It’s a Small World!
In his youth, in Budapest, my husband Oscar had been a sprinter and broad jump athlete with the MAC – Magyar Athletikai Club (see the November 2008 issue of Magyar News Online: “Where Did Those Olympians Come From?”)
The club often hosted international competitions at their Margitsziget athletic fields. At one such, in the 1930’s, Oscar became acquainted with a Japanese pole vaulter named Oe (that was his last name!), although I have no idea how they communicated.
In time, Oscar eventually emigrated to the US, and worked for PanAm, in ever higher capacities. Among other assignments, he was also an official troubleshooter, and for the successful resolution of some major problem, he would be rewarded with a ticket to the destination of his choice. One time he decided to visit Japan (this was before we had met).
In Japan, he went about seeing the sights. On a ride on the famous bullet train, his seat mate was a Japanese gentleman who spoke English. Oscar mentioned to him that he knew only one person in Japan, an athlete by the name of Oe. To which his seat mate replied with surprise: “He was my next-door neighbor!”
No, the odds don’t really matter, because IT’S A SMALL WORLD!

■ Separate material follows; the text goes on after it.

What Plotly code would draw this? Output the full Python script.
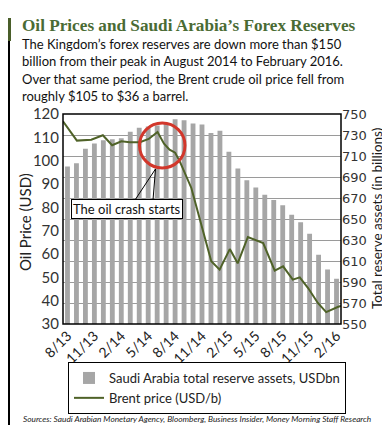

(Checking the internet, I found that Sueo Oe tied with another Japanese athlete named Shuhei Nishida for the bronze medal in pole vaulting at the Berlin Summer Olympics of 1936. When it was suggested that they compete against each other to decide the winner, they declined. Nishida was arbitrarily awarded the silver medal. On their return to Japan, they had their medals cut in half and spliced together, so each of them had a half silver and half bronze medal. Oe was killed in the Battle of Wake Island in December 1941.
Oscar had a good chance to attend the 1936 Olympics himself, but he tore a tendon setting a broad jumping record, and could no longer compete.)